テッド・チャンがここで描いている世界は、実のところアダムとイブに「へそ」がないという世界だ。木の年輪を用いた交差年代決定法を用いて年代を遡っていっても、ある時期になると木から年輪が消えるような世界。つまり、神による創造の痕跡が学術的に発見された世界を描こうという試みが「オムファロス」という短編。
おもしろい。この世界では学術的な探究と信仰が一致する。いや、一致するかに見えるのだが、新しい天文学的な発見がこの一致に亀裂をいれる。そしてこの亀裂は当然ながら、信仰の危機に直結する。科学者は信仰を失っても研究を続けられるのか?
感動的なのは、この亀裂によって科学も信仰も生きる意味さえも失う人がいれば、むしろ信仰のないままに科学的な探究を続ける人も出てくるという記述。
いやはや、テッド・チャンはおもしろい。 
 
「不安は自由のめまい」
最終話。テッド・チャンのストーリーはいつだって、どこかから差し込んでくる一条の光を求めて進んでゆく。量子力学多世界解釈がたとえめまいをもたらすものであって、その都度その都度、ぼくらがその場所で決断することには意味があるというのだ。そう、たとえ結果が変わらなくても、運命によって同じところに連れてゆかれるのだとしても、それでもなお、そのときそこで決断することには意味がある。

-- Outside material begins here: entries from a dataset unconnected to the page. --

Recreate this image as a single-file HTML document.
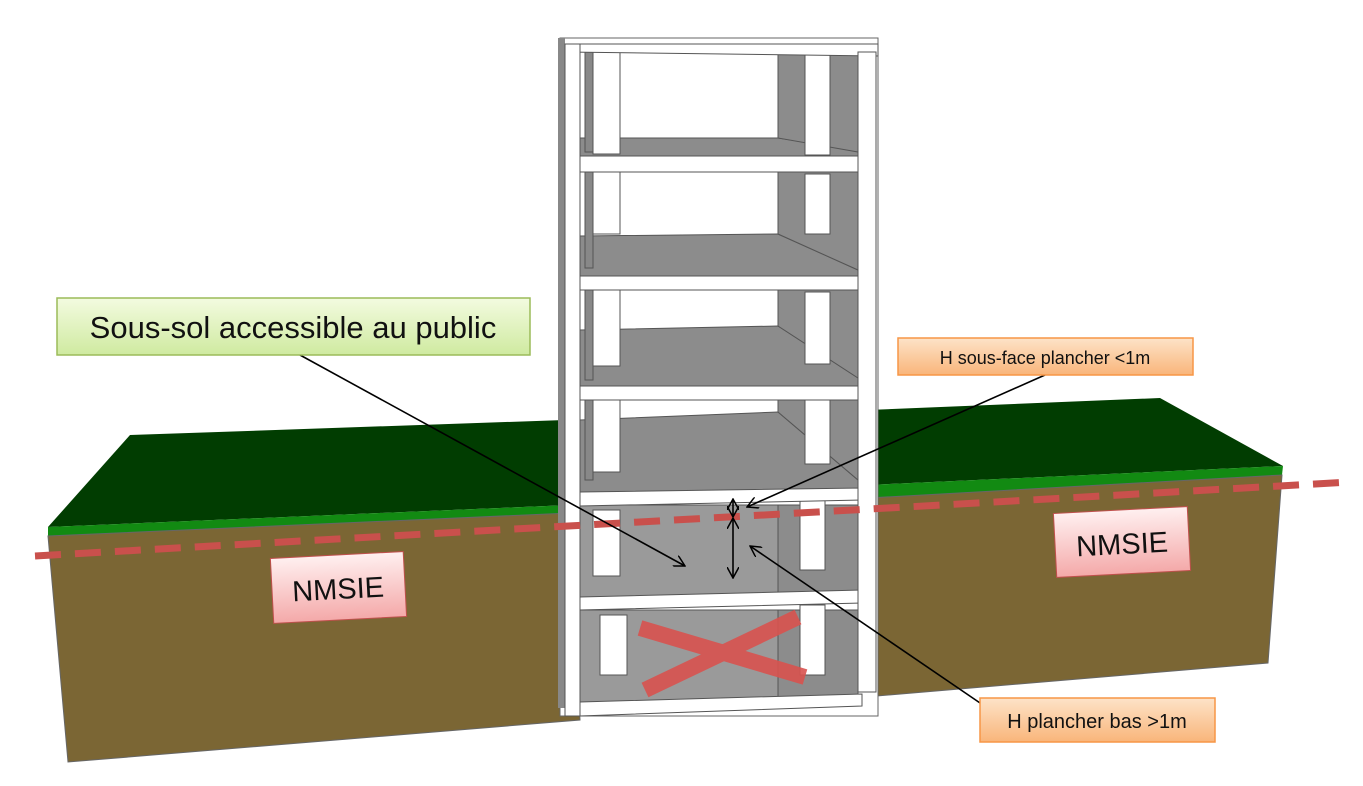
<!DOCTYPE html>
<html><head><meta charset="utf-8"><style>
html,body{margin:0;padding:0;background:#fff;width:1363px;height:786px;overflow:hidden}
</style></head><body>
<svg width="1363" height="786" viewBox="0 0 1363 786" xmlns="http://www.w3.org/2000/svg" font-family="Liberation Sans, sans-serif">
<defs>
<linearGradient id="gg" x1="0" y1="0" x2="0" y2="1"><stop offset="0" stop-color="#f3fbe0"/><stop offset="1" stop-color="#cfeaa0"/></linearGradient>
<linearGradient id="og" x1="0" y1="0" x2="0" y2="1"><stop offset="0" stop-color="#fde3c8"/><stop offset="1" stop-color="#f9b57a"/></linearGradient>
<linearGradient id="pg" x1="0" y1="0" x2="0" y2="1"><stop offset="0" stop-color="#fff0f0"/><stop offset="1" stop-color="#f4a9a9"/></linearGradient>
<marker id="ar" viewBox="0 0 12 12" refX="11" refY="6" markerWidth="12" markerHeight="12" markerUnits="userSpaceOnUse" orient="auto"><path d="M0,0 L11,6 L0,12" fill="none" stroke="#000" stroke-width="1.5"/></marker>
<marker id="ar2" viewBox="0 0 12 12" refX="11" refY="6" markerWidth="12" markerHeight="12" markerUnits="userSpaceOnUse" orient="auto-start-reverse"><path d="M0,0 L11,6 L0,12" fill="none" stroke="#000" stroke-width="1.5"/></marker>
</defs>
<polygon points="130,435 565,420 570,505 48,527" fill="#013d01"/>
<polygon points="48,527 570,505 570,513 48,536" fill="#128a12"/>
<polygon points="48,536 570,513 580,720 68,762" fill="#7b6634" stroke="#666" stroke-width="1"/>
<polygon points="868,410 1160,398 1283,466 868,485" fill="#013d01"/>
<polygon points="868,485 1283,466 1282,475 868,498" fill="#128a12"/>
<polygon points="868,498 1282,475 1268,663 865,697" fill="#7b6634" stroke="#666" stroke-width="1"/>
<rect x="560" y="38" width="318" height="678" fill="#fff" stroke="#666"/>
<rect x="558" y="38" width="7" height="670" fill="#888"/>
<g stroke="#555" stroke-width="1">
<rect x="580" y="52" width="278" height="104" fill="#fff"/>
<polygon points="580,138 778,138 858,150 858,156 580,156" fill="#8c8c8c"/>
<polygon points="778,52 858,52 858,152 778,138" fill="#8c8c8c"/>
<rect x="805" y="55" width="25" height="100" fill="#fff"/>
<rect x="585" y="52" width="8" height="100" fill="#888"/>
<rect x="593" y="52" width="27" height="102" fill="#fff"/>
<rect x="580" y="172" width="278" height="104" fill="#fff"/>
<polygon points="580,236 778,234 858,270 858,276 580,276" fill="#8c8c8c"/>
<polygon points="778,172 858,172 858,270 778,234" fill="#8c8c8c"/>
<rect x="805" y="174" width="25" height="60" fill="#fff"/>
<rect x="585" y="172" width="8" height="96" fill="#888"/>
<rect x="593" y="172" width="27" height="62" fill="#fff"/>
<rect x="580" y="290" width="278" height="96" fill="#fff"/>
<polygon points="580,330 778,326 858,378 858,386 580,386" fill="#8c8c8c"/>
<polygon points="778,290 858,290 858,378 778,326" fill="#8c8c8c"/>
<rect x="805" y="292" width="25" height="72" fill="#fff"/>
<rect x="585" y="290" width="8" height="90" fill="#888"/>
<rect x="593" y="290" width="27" height="76" fill="#fff"/>
<rect x="580" y="400" width="278" height="92" fill="#fff"/>
<polygon points="580,420 778,412 858,480 858,492 580,492" fill="#8c8c8c"/>
<polygon points="778,400 858,400 858,480 778,412" fill="#8c8c8c"/>
<rect x="805" y="396" width="25" height="68" fill="#fff"/>
<rect x="585" y="400" width="8" height="80" fill="#888"/>
<rect x="593" y="400" width="27" height="72" fill="#fff"/>
<rect x="580" y="505" width="278" height="92" fill="#9a9a9a"/>
<rect x="778" y="505" width="80" height="90" fill="#8c8c8c"/>
<rect x="800" y="500" width="25" height="70" fill="#fff"/>
<rect x="593" y="510" width="27" height="66" fill="#fff"/>
<rect x="580" y="610" width="278" height="92" fill="#9a9a9a"/>
<rect x="778" y="610" width="80" height="90" fill="#8c8c8c"/>
<rect x="800" y="605" width="25" height="70" fill="#fff"/>
<rect x="600" y="615" width="27" height="60" fill="#fff"/>
<polygon points="565,44 878,44 878,56 565,52" fill="#fff"/>
<rect x="580" y="156" width="282" height="16" fill="#fff"/>
<rect x="580" y="276" width="282" height="14" fill="#fff"/>
<rect x="580" y="386" width="282" height="14" fill="#fff"/>
<polygon points="580,492 862,488 862,500 580,506" fill="#fff"/>
<polygon points="580,597 862,590 862,603 580,610" fill="#fff"/>
<polygon points="580,702 862,694 862,706 580,716" fill="#fff"/>
<rect x="565" y="44" width="15" height="672" fill="#fff"/>
<rect x="858" y="52" width="18" height="640" fill="#fff"/>
</g>
<g stroke="#d9534f" stroke-width="16" opacity="0.9"><line x1="640" y1="628" x2="805" y2="677"/><line x1="645" y1="690" x2="798" y2="617"/></g>
<line x1="35" y1="556" x2="1350" y2="482" stroke="#c9504c" stroke-width="7" stroke-dasharray="26 14"/>
<g stroke="#000" stroke-width="1.6" fill="none">
<line x1="300" y1="355" x2="685" y2="566" marker-end="url(#ar)"/>
<line x1="1045" y1="375" x2="747" y2="507" marker-end="url(#ar)"/>
<line x1="983" y1="705" x2="750" y2="546" marker-end="url(#ar)"/>
<line x1="733" y1="518" x2="733" y2="578" marker-start="url(#ar2)" marker-end="url(#ar2)"/>
<line x1="733" y1="499" x2="733" y2="517" marker-start="url(#ar2)" marker-end="url(#ar2)"/>
</g>
<rect x="57" y="298" width="473" height="57" fill="url(#gg)" stroke="#9bbb59" stroke-width="1.5"/>
<text x="293" y="338" font-size="31" text-anchor="middle" fill="#111">Sous-sol accessible au public</text>
<rect x="898" y="338" width="295" height="37" fill="url(#og)" stroke="#f79646" stroke-width="1.5"/>
<text x="1045" y="364" font-size="18" text-anchor="middle" fill="#111">H sous-face plancher &lt;1m</text>
<rect x="980" y="698" width="235" height="44" fill="url(#og)" stroke="#f79646" stroke-width="1.5"/>
<text x="1097" y="728" font-size="20" text-anchor="middle" fill="#111">H plancher bas &gt;1m</text>
<g transform="rotate(-3 338 588)"><rect x="272" y="555" width="133" height="65" fill="url(#pg)" stroke="#c0504d"/>
<text x="338" y="599" font-size="29" text-anchor="middle" fill="#111">NMSIE</text></g>
<g transform="rotate(-3 1122 542)"><rect x="1055" y="510" width="134" height="64" fill="url(#pg)" stroke="#c0504d"/>
<text x="1122" y="554" font-size="29" text-anchor="middle" fill="#111">NMSIE</text></g>
</svg>
</body></html>
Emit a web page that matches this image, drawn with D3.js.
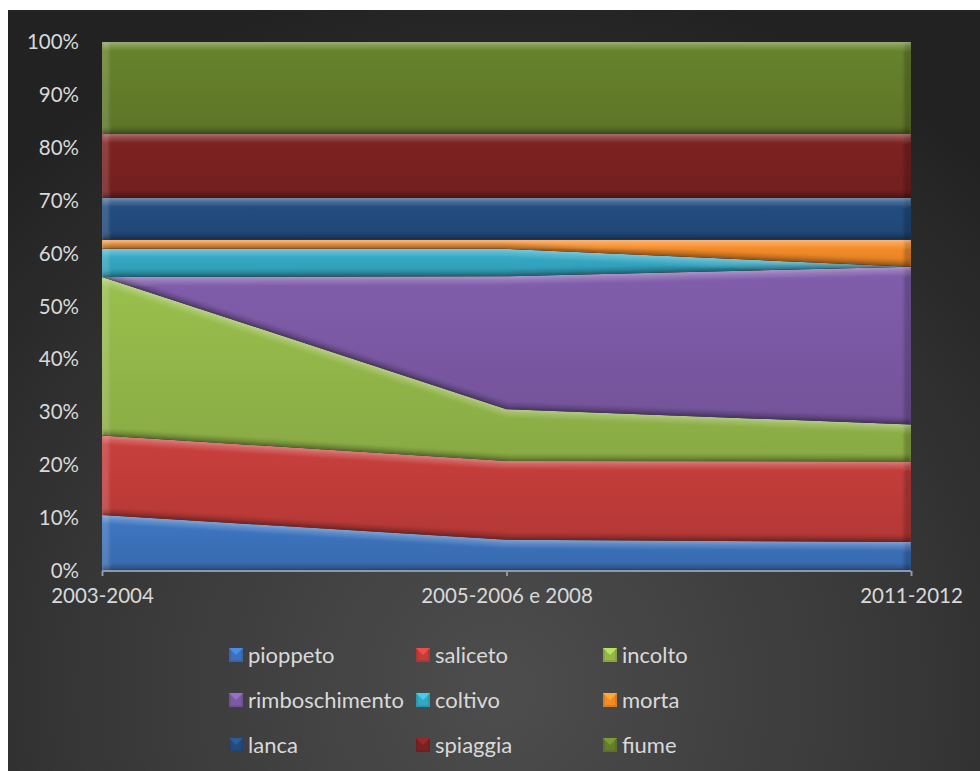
<!DOCTYPE html>
<html><head><meta charset="utf-8">
<script src="https://cdn.jsdelivr.net/npm/d3@7"></script>
<style>html,body{margin:0;padding:0;background:#fff;}svg{display:block;}</style>
</head><body>
<script>
const categories = ["2003-2004", "2005-2006 e 2008", "2011-2012"];
const seriesNames = ["pioppeto","saliceto","incolto","rimboschimento","coltivo","morta","lanca","spiaggia","fiume"];
const pioppeto       = [10.6, 5.9, 5.5];
const saliceto       = [15.0, 14.9, 15.2];
const incolto        = [30.0, 9.8, 7.0];
const rimboschimento = [0.0, 25.1, 29.8];
const coltivo        = [5.3, 5.2, 0.0];
const morta          = [1.7, 1.7, 5.1];
const lanca          = [7.9, 7.9, 7.9];
const spiaggia       = [12.1, 12.1, 12.1];
const fiume          = [17.4, 17.4, 17.4];
const yTicks = [0,0.1,0.2,0.3,0.4,0.5,0.6,0.7,0.8,0.9,1.0];
const colors = ["#3b72bb","#c23d3a","#94b84a","#7c5aa5","#34a7c2","#f28a28","#224c7d","#7a2221","#647e2b"];

const values = {pioppeto,saliceto,incolto,rimboschimento,coltivo,morta,lanca,spiaggia,fiume};
const rows = categories.map((c,i)=>{
  const r = {cat:c};
  let tot = 0;
  seriesNames.forEach(s=>tot += values[s][i]);
  seriesNames.forEach(s=>r[s] = values[s][i]/tot);
  return r;
});

const W = 980, H = 771;
const svg = d3.select("body").append("svg").attr("width",W).attr("height",H);
const defs = svg.append("defs");
const bg = defs.append("radialGradient").attr("id","bg")
  .attr("gradientUnits","userSpaceOnUse").attr("cx",500).attr("cy",690).attr("r",720);
bg.append("stop").attr("offset","0").attr("stop-color","#4d4d4d");
bg.append("stop").attr("offset","0.55").attr("stop-color","#383838");
bg.append("stop").attr("offset","1").attr("stop-color","#222222");
defs.append("filter").attr("id","soft").attr("x","-5%").attr("y","-5%").attr("width","110%").attr("height","110%")
  .append("feGaussianBlur").attr("stdDeviation",1.6);

svg.append("rect").attr("x",8).attr("y",10).attr("width",W-8).attr("height",H-10).attr("fill","url(#bg)");

const x = d3.scalePoint().domain(categories).range([102, 911]);
const y = d3.scaleLinear().domain([0,1]).range([571, 42]);

const stack = d3.stack().keys(seriesNames);
const layers = stack(rows);

const area = d3.area().x(d=>x(d.data.cat)).y0(d=>y(d[0])).y1(d=>y(d[1]));
const topLine = d3.line().x(d=>x(d.data.cat)).y(d=>y(d[1]));
const botLine = d3.line().x(d=>x(d.data.cat)).y(d=>y(d[0]));

layers.forEach((L,i)=>{
  const col = d3.color(colors[i]);
  const gid = "g"+i;
  const g = defs.append("linearGradient").attr("id",gid).attr("x1",0).attr("y1",0).attr("x2",0).attr("y2",1);
  g.append("stop").attr("offset","0").attr("stop-color",col.brighter(0.12));
  g.append("stop").attr("offset","1").attr("stop-color",col.darker(0.22));
  defs.append("clipPath").attr("id","c"+i).append("path").attr("d",area(L));
  const grp = svg.append("g").attr("clip-path","url(#c"+i+")");
  grp.append("path").attr("d",area(L)).attr("fill","url(#"+gid+")");
  const n = L.length;
  const leftEdge = `M${x(categories[0])},${y(L[0][1])}L${x(categories[0])},${y(L[0][0])}`;
  const rightEdge = `M${x(categories[n-1])},${y(L[n-1][1])}L${x(categories[n-1])},${y(L[n-1][0])}`;
  const bev = grp.append("g").attr("filter","url(#soft)");
  bev.append("path").attr("d",leftEdge).attr("fill","none").attr("stroke","#fff").attr("stroke-opacity",0.14).attr("stroke-width",14);
  bev.append("path").attr("d",rightEdge).attr("fill","none").attr("stroke","#000").attr("stroke-opacity",0.2).attr("stroke-width",14);
  bev.append("path").attr("d",topLine(L)).attr("fill","none").attr("stroke","#fff").attr("stroke-opacity",0.14).attr("stroke-width",14);
  bev.append("path").attr("d",topLine(L)).attr("fill","none").attr("stroke","#fff").attr("stroke-opacity",0.22).attr("stroke-width",5);
  bev.append("path").attr("d",botLine(L)).attr("fill","none").attr("stroke","#000").attr("stroke-opacity",0.15).attr("stroke-width",12);
  bev.append("path").attr("d",botLine(L)).attr("fill","none").attr("stroke","#000").attr("stroke-opacity",0.3).attr("stroke-width",4);
});

const xAxis = d3.axisBottom(x).tickSize(5).tickPadding(12).tickFormat(d=>d);
const ax = svg.append("g").attr("transform",`translate(0,${y(0)})`).call(xAxis);
ax.select(".domain").attr("stroke","#8f99a4").attr("stroke-width",2).attr("d",`M${x(categories[0])},0H${x(categories[2])}`);
ax.selectAll(".tick line").attr("stroke","#8f99a4").attr("stroke-width",2);
ax.selectAll(".tick text").attr("fill","#d9d9d9").attr("font-family","Lato, sans-serif").attr("font-size",20.5).attr("dy","0.71em");

const yAxis = d3.axisLeft(y).tickValues(yTicks).tickSize(0).tickPadding(23).tickFormat(d3.format(".0%"));
const ay = svg.append("g").attr("transform",`translate(${x(categories[0])},0)`).call(yAxis);
ay.select(".domain").remove();
ay.selectAll(".tick text").attr("fill","#d9d9d9").attr("font-family","Lato, sans-serif").attr("font-size",20.5);

const legX = [229, 416, 603];
const legY = [655, 700, 745];
const leg = svg.append("g");
seriesNames.forEach((s,i)=>{
  const cx = legX[i%3], cy = legY[Math.floor(i/3)];
  const col = d3.color(colors[i]);
  const g = leg.append("g").attr("transform",`translate(${cx},${cy})`);
  g.append("rect").attr("x",0).attr("y",-7).attr("width",14).attr("height",14).attr("fill",col.darker(0.3));
  g.append("rect").attr("x",2).attr("y",-5).attr("width",10).attr("height",10).attr("fill",col);
  g.append("path").attr("d","M0,-7H14L7,0Z").attr("fill",col.brighter(0.6));
  g.append("text").attr("x",19).attr("y",0).attr("dy","0.35em").attr("fill","#d9d9d9")
    .attr("font-family","Lato, sans-serif").attr("font-size",22).text(s);
});
</script>
</body></html>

なぜなら、ひとつでも、たったひとつでも、今まで変わらなかった習慣(エートス)とは違った決断をするならば、それはあらたなエートスに可能性を開くからだ。この開かれたエートスこそが、多元的な世界のパトスのなかにあってなお、「不安」のなかに「めまい」を感じることからぼくたちを救ってくれる「自由のエートス」なのかもしれない。
なるほどパトスとエートスの「あわい」に、自由意志が意味を持つ次元をひらいてくれたというわけだ。いやはや、この読後感の良さがテッドちゃん!